I suggest you have a few samples cut. Waterjet is amazingly precise, but you still get some draft and a starter hole. Lots of guys around, I know 3 job shops around here, CNY that can do that.
 
"The big cost of a waterjet system is abrasive use."

How many ruby tips have you bought Cass? They used to be about $140 ea. That was 6 years ago when I was buying them.

Sloeit,
When you do contact a waterjet place, be specific on how the material is handled. If you furnish the material, you keep the scrap.

JR
 
Contact Omax, Flow or Jet waterjet manufactures directly for timing on cutting speed, they can/will arrange for local demo's so you can verify.
You can possiably pick up a used small bed size model, 2' x 4' (will accept a 4' x 4')for possiably less than $17 per hole, thats a guestimate of used machine cost and number of holes to be cut, get the write off and do it in house.
Ti, mill run, England...your already talking a chunk of change.
 
sounds right but I would still test to make sure you have the right amount of material left to clean off the part. sometimes you see a small amount of ripple on the edge like a laser cut. I have had 2" cold rolled steel cut in intricate shapes for holding fixtues that we then rebored to most precise holes up to our tollerences and it worked well, but you can see how there are some variations.
 
The new Flow head that minimises draft does so by having the head tilt to counteract the draft angle. The problem with this, of course, is normally the head stays in the same relationship to the material as it goes around. In this new machine, the head angle must change as it speeds up and slows down, goes around corners, cuts different thicknesses and different materials, etc. Part of the draft problem is that the jet shape is somewhat coneshaped, due to declining force the farther away it gets from the nozzle. So, thicker material, more draft.
This new machine has an interactive sensing circuit in the controls, as I understand it, that is constanly adjusting head angle to minimise draft. The downside is that it puts double the draft on the outside of the cut- so the scrap is pretty angled, and you cant use it to cut puzzle piece style, where you use both pieces you cut out. I have had this done before with flooring- where I give them two colors, waterjet cut it out, and switch parts to get a contrasting pattern. Wont work witth the new, improved machines.

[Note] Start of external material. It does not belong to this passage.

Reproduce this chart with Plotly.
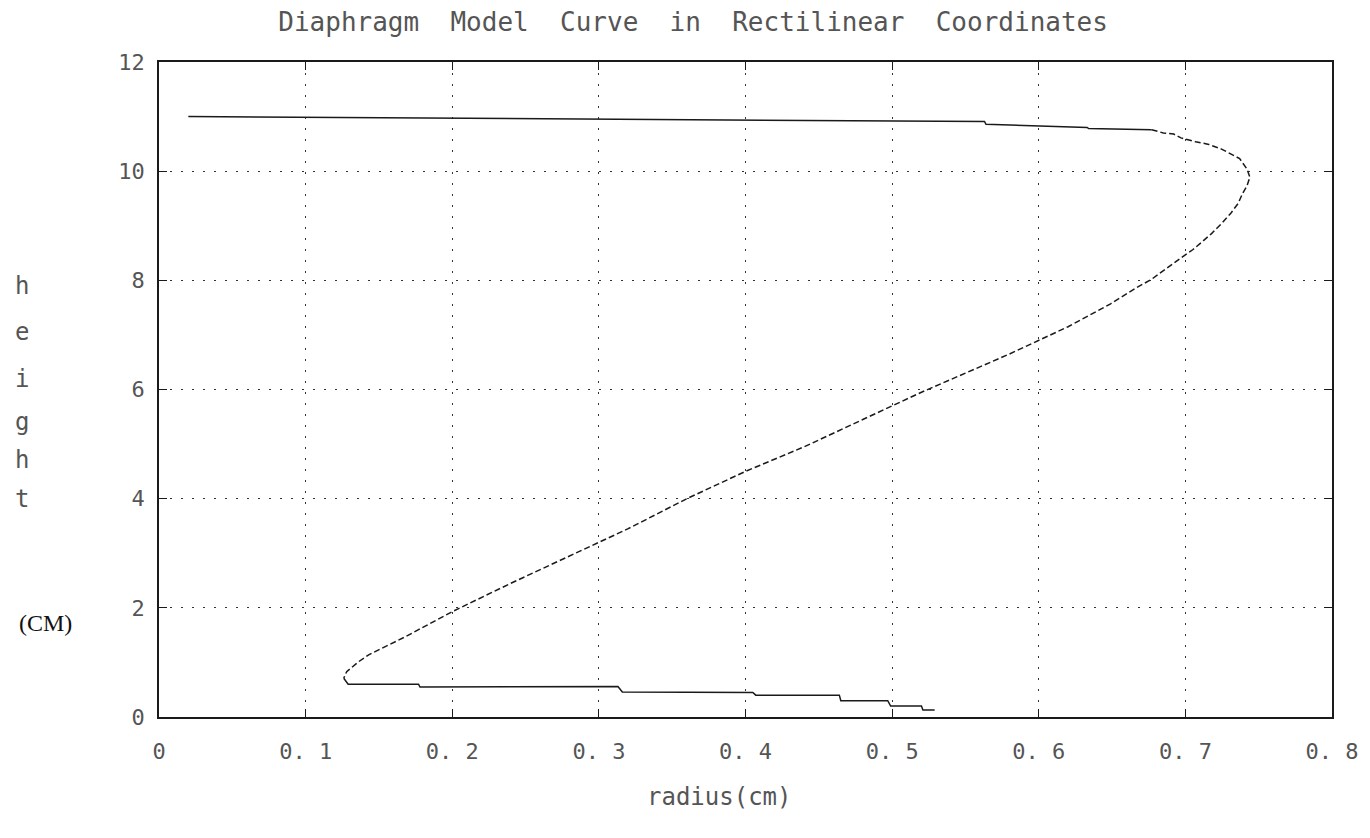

I think waterjet in general would be a good way to go for your titanium, and it probably would be the cheapest way. But waterjet prices vary regionally- in my area, the state pen- thats right, the prison- has a waterjet shop, run by inmates, and they undercut everybody elses prices. Needless to say, the local waterjet companies are PO'ed. They complain that their business taxes are being used to fund a competitor, whose labor costs are exempt from all the laws they have to obey, such as minimum wage.
I doubt that buying your own machine would be worth it, unless you have a pretty good ongoing volume. Even a used machine is over 50 grand, and the consumables do add up, as has been mentioned. I suppose if you were going into the waterjet job shop biz, it would make sense, but then you would want a bigger, newer machine, (like all cnc machines, they get obsolete fast) and then you are talking more like 200 grand.